__WHAT YOU HAVE TO DO__: Could you copy every line from the material below in which "this" appears?

__THE INPUT__:
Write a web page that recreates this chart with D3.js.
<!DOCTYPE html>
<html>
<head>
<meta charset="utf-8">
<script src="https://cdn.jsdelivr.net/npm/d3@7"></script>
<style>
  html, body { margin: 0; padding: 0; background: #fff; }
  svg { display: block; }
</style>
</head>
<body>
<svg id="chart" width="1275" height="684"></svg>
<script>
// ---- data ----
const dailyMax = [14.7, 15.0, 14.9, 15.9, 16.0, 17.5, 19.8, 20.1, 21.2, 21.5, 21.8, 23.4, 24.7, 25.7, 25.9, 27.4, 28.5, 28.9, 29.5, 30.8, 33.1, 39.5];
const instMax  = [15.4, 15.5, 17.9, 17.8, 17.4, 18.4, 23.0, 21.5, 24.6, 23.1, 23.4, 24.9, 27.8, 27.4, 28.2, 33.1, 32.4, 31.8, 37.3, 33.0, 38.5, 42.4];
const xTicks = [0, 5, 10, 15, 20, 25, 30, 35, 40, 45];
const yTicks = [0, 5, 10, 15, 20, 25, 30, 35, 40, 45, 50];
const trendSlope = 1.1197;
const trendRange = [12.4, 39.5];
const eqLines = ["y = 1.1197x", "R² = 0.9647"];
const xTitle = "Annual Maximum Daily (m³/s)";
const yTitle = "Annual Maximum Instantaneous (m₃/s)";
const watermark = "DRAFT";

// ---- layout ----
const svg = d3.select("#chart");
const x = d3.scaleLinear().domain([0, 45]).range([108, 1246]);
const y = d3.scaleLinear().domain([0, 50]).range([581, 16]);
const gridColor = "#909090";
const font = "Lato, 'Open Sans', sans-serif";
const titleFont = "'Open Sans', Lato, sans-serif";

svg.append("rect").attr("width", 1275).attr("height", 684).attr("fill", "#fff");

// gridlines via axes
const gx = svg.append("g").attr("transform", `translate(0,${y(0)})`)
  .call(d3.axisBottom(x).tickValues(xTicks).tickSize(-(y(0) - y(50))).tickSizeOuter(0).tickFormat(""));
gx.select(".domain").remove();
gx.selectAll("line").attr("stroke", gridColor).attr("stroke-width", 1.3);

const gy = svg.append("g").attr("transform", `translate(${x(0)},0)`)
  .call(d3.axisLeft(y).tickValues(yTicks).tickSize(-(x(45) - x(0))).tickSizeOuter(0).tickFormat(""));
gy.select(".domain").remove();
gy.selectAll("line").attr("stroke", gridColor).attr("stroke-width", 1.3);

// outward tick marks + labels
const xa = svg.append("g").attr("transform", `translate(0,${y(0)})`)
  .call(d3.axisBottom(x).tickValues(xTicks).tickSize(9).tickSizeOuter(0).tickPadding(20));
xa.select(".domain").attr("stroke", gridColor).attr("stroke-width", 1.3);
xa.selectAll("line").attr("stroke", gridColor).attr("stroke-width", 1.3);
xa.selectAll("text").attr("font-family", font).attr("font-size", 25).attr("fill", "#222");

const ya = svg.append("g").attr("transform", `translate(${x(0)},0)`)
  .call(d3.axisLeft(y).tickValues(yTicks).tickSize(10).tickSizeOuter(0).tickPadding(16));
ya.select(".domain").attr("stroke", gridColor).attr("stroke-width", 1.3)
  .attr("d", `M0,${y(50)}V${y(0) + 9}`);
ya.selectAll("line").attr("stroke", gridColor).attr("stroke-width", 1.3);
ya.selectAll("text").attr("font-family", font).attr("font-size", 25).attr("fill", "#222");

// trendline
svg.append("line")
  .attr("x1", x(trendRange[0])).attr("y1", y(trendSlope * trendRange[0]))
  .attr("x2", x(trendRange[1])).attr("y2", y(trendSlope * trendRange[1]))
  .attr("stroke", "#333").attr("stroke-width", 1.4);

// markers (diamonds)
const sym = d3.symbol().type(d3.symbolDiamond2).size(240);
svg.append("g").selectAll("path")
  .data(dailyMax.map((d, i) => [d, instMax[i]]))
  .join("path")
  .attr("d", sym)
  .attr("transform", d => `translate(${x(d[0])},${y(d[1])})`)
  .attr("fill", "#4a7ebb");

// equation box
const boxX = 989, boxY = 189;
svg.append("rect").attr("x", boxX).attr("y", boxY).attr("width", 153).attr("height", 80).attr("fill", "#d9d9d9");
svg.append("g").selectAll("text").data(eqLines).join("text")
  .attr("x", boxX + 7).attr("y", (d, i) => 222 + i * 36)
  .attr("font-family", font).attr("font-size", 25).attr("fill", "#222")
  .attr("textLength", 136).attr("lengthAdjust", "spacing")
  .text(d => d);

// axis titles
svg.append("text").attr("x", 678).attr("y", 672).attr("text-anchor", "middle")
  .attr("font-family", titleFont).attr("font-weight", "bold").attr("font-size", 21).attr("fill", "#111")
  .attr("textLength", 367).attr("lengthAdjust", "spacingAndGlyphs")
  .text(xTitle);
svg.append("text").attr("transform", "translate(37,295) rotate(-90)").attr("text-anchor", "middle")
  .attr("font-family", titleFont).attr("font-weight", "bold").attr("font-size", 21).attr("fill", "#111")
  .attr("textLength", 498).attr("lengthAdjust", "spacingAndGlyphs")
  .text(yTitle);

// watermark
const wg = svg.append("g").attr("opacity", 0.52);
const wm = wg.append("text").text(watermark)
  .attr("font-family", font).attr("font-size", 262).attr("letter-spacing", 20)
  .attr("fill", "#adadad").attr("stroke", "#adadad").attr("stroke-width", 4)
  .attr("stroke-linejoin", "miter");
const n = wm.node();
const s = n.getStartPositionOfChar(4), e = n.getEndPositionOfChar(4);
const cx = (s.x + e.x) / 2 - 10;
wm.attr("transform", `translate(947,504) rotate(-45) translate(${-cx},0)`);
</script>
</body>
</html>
* * *
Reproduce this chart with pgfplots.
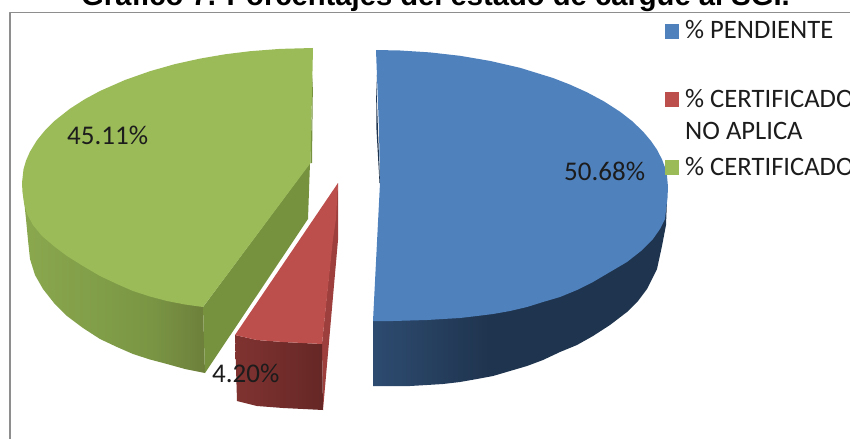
* * *
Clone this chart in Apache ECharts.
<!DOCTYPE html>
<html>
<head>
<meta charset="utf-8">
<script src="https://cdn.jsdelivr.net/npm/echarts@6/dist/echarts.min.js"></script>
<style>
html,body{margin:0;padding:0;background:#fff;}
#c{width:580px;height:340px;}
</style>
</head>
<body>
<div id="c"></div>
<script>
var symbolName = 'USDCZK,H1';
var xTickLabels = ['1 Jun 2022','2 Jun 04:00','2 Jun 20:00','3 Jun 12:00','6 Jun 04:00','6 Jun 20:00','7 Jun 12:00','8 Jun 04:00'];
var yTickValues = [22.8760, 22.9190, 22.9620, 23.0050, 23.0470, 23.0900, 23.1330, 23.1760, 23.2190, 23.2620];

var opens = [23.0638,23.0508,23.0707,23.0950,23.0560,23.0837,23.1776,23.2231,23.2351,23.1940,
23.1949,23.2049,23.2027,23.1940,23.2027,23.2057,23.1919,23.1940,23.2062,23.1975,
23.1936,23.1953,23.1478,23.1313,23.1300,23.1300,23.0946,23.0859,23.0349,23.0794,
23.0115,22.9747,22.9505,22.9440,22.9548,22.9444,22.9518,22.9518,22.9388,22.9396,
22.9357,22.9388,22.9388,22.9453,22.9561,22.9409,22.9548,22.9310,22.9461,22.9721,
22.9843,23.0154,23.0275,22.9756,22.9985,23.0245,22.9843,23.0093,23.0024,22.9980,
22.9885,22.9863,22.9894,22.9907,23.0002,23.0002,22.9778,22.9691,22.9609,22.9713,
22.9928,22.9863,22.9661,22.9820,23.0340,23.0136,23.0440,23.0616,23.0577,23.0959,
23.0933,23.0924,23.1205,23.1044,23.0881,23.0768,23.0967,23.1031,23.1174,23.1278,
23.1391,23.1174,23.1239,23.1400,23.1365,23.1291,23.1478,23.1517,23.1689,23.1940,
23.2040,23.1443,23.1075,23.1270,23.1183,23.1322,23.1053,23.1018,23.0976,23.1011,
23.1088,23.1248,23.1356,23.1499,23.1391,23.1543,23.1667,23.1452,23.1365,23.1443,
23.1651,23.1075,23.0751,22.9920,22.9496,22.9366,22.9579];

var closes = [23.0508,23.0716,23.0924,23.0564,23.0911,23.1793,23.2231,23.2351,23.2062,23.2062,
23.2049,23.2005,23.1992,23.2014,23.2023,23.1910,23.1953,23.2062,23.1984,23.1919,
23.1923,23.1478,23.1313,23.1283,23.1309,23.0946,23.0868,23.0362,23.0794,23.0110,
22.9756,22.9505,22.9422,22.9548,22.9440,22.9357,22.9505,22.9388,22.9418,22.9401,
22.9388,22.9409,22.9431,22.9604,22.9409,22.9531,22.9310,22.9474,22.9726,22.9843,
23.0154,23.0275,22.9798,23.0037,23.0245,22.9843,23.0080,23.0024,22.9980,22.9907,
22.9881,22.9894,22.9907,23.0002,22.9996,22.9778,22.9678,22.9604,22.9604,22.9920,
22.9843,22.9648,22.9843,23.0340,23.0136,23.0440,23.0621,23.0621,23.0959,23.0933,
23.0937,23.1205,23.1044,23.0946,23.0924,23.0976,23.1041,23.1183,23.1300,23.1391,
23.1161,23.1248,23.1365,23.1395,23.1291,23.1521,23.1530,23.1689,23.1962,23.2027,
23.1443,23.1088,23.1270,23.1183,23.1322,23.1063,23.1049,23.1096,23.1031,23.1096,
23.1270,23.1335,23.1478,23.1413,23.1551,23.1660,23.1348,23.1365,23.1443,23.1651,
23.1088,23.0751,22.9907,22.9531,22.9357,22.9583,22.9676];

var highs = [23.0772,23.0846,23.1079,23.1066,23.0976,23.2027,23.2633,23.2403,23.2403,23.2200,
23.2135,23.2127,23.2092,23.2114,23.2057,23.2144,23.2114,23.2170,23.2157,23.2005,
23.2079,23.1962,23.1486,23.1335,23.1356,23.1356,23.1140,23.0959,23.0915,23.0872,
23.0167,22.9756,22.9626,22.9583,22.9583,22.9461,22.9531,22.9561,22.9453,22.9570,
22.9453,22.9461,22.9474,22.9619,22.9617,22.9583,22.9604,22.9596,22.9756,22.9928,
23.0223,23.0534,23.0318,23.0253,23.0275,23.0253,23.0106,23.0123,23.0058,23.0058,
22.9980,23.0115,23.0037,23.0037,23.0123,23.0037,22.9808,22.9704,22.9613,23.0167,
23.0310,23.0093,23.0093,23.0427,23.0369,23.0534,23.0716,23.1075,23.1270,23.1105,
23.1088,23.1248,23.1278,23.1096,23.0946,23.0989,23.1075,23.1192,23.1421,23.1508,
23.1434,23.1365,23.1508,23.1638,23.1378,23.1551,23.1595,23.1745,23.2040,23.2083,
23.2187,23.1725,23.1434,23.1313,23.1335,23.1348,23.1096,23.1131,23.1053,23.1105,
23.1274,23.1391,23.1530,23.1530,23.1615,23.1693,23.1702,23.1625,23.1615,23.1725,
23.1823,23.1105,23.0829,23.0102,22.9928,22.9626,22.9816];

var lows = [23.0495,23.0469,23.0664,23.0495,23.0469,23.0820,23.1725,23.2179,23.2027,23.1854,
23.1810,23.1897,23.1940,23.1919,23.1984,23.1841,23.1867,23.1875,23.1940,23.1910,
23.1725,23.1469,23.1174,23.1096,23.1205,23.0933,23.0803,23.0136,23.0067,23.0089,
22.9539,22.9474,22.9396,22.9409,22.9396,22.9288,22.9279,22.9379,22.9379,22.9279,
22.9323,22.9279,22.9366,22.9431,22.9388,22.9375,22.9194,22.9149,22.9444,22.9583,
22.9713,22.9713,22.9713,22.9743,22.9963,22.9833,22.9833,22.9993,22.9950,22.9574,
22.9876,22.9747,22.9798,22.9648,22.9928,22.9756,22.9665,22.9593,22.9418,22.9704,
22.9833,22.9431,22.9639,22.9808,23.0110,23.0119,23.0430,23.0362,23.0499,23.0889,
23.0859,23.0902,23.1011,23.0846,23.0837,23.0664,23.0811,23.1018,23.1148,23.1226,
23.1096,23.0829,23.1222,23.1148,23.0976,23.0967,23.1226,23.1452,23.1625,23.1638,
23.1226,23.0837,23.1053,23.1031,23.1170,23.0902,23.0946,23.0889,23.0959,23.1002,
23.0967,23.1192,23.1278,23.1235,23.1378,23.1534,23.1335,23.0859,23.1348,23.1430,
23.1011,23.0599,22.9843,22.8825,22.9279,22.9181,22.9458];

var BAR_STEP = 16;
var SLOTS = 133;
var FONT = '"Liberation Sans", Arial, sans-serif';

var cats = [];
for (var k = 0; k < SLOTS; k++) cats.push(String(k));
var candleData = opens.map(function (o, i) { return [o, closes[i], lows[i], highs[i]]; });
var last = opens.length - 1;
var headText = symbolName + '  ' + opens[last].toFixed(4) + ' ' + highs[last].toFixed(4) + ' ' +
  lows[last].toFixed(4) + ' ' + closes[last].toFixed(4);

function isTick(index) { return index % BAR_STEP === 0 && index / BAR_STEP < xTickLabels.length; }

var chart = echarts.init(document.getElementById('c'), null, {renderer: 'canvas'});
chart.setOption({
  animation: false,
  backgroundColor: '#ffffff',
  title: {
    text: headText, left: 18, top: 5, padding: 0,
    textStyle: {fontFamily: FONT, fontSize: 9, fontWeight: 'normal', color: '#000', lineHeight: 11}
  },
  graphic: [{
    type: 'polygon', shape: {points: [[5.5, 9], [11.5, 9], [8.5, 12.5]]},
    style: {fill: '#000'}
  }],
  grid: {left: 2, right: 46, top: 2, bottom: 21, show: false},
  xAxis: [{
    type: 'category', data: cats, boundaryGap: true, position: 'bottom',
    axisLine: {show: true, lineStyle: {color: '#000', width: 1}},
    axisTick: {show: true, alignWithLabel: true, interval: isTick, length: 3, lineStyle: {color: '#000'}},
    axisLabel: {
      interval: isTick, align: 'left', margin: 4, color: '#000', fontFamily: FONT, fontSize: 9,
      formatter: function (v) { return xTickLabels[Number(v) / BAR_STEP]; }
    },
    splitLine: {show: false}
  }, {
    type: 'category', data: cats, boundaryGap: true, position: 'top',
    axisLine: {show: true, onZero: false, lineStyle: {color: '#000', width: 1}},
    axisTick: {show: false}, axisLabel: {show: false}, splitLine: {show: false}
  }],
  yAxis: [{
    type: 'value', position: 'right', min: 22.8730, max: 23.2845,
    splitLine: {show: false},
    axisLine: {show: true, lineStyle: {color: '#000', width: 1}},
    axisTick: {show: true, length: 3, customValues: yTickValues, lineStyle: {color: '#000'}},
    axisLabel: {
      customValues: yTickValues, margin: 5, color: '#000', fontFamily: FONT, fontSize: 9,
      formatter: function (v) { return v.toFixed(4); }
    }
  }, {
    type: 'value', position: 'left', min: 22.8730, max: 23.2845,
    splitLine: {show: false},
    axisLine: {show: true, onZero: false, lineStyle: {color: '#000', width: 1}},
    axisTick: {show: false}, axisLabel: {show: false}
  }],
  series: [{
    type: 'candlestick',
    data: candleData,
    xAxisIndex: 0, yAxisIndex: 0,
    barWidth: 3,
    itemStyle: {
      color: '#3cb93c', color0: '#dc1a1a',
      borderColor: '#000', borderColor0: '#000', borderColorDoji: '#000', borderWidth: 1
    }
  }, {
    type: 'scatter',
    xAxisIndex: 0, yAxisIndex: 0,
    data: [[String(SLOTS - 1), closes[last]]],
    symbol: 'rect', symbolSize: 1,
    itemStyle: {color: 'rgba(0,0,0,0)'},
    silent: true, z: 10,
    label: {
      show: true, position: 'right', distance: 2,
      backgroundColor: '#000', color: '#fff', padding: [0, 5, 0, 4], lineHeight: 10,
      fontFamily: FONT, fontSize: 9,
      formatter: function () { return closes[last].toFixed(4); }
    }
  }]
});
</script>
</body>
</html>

__REPLY__:
Write a web page that recreates this chart with D3.js.
Reproduce this chart with pgfplots.
Clone this chart in Apache ECharts.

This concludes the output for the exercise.